▶ **TASK DESCRIPTION**: Output the material word for word. Leave each picture out.

▶ **DATA BLOCK**:
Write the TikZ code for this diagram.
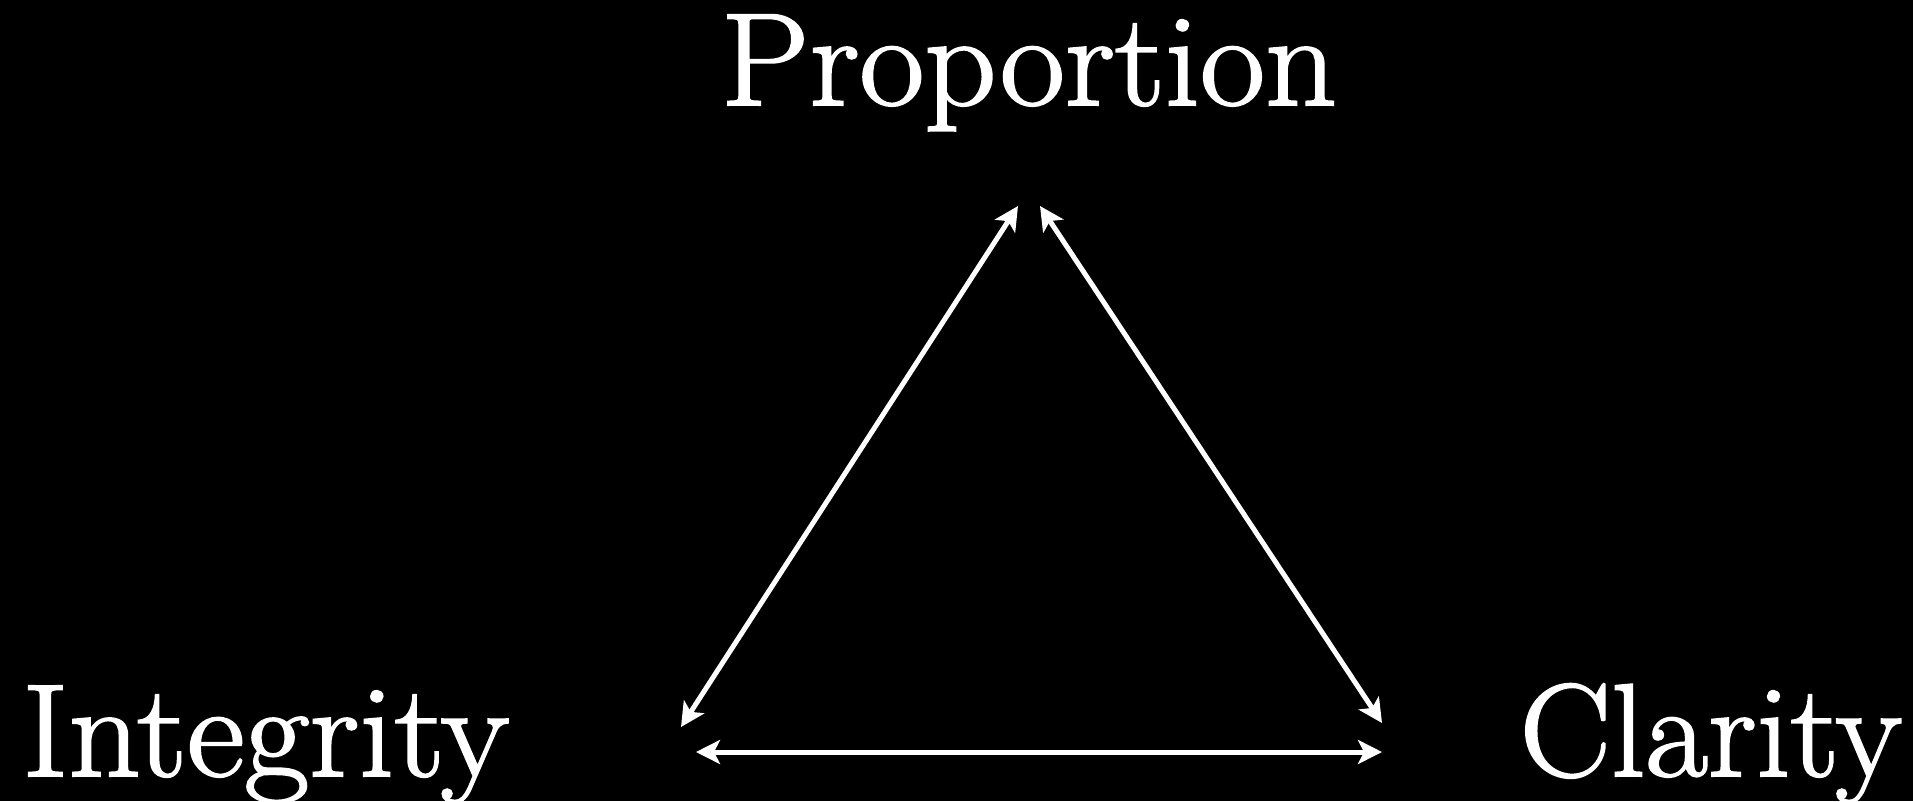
\documentclass[tikz,border=0pt]{standalone}
\usepackage{fontspec}
\newfontfamily\labelfont{Latin Modern Roman}[FakeBold=1.6,FakeStretch=1.07]
\newfontfamily\labelfontnarrow{Latin Modern Roman}[FakeBold=1.6,FakeStretch=1.036]
\usetikzlibrary{arrows.meta}
\begin{document}
\begin{tikzpicture}[x=1pt,y=-1pt,
  label/.style={text=white,inner sep=0pt,font=\labelfont\fontsize{132}{150}\selectfont},
  narrowlabel/.style={label,font=\labelfontnarrow\fontsize{132}{150}\selectfont},
  link/.style={draw=white,line width=5pt,{Stealth[length=24pt,width=24pt,inset=6pt]}-{Stealth[length=24pt,width=24pt,inset=6pt]}}]
\fill[black] (0,0) rectangle (1913,801);
\useasboundingbox (0,0) rectangle (1913,801);
\node[label,anchor=base] (prop) at (1029,105) {Proportion};
\node[label,anchor=base west] (integ) at (22,776) {Integrity};
\node[narrowlabel,anchor=base east] (clar) at (1902,776) {Clarity};
\coordinate (pL) at (1018,206);
\coordinate (pR) at (1040,206);
\coordinate (iT) at (681,727);
\coordinate (iB) at (696,752);
\coordinate (cT) at (1382,723);
\coordinate (cB) at (1382,752);
\draw[link] (iT) -- (pL);
\draw[link] (pR) -- (cT);
\draw[link] (iB) -- (cB);
\end{tikzpicture}
\end{document}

▶ **RESPONSE TO THE TASK**:
Write the TikZ code for this diagram.
\documentclass[tikz,border=0pt]{standalone}
\usepackage{fontspec}
\newfontfamily\labelfont{Latin Modern Roman}[FakeBold=1.6,FakeStretch=1.07]
\newfontfamily\labelfontnarrow{Latin Modern Roman}[FakeBold=1.6,FakeStretch=1.036]
\usetikzlibrary{arrows.meta}
\begin{document}
\begin{tikzpicture}[x=1pt,y=-1pt,
  label/.style={text=white,inner sep=0pt,font=\labelfont\fontsize{132}{150}\selectfont},
  narrowlabel/.style={label,font=\labelfontnarrow\fontsize{132}{150}\selectfont},
  link/.style={draw=white,line width=5pt,{Stealth[length=24pt,width=24pt,inset=6pt]}-{Stealth[length=24pt,width=24pt,inset=6pt]}}]
\fill[black] (0,0) rectangle (1913,801);
\useasboundingbox (0,0) rectangle (1913,801);
\node[label,anchor=base] (prop) at (1029,105) {Proportion};
\node[label,anchor=base west] (integ) at (22,776) {Integrity};
\node[narrowlabel,anchor=base east] (clar) at (1902,776) {Clarity};
\coordinate (pL) at (1018,206);
\coordinate (pR) at (1040,206);
\coordinate (iT) at (681,727);
\coordinate (iB) at (696,752);
\coordinate (cT) at (1382,723);
\coordinate (cB) at (1382,752);
\draw[link] (iT) -- (pL);
\draw[link] (pR) -- (cT);
\draw[link] (iB) -- (cB);
\end{tikzpicture}
\end{document}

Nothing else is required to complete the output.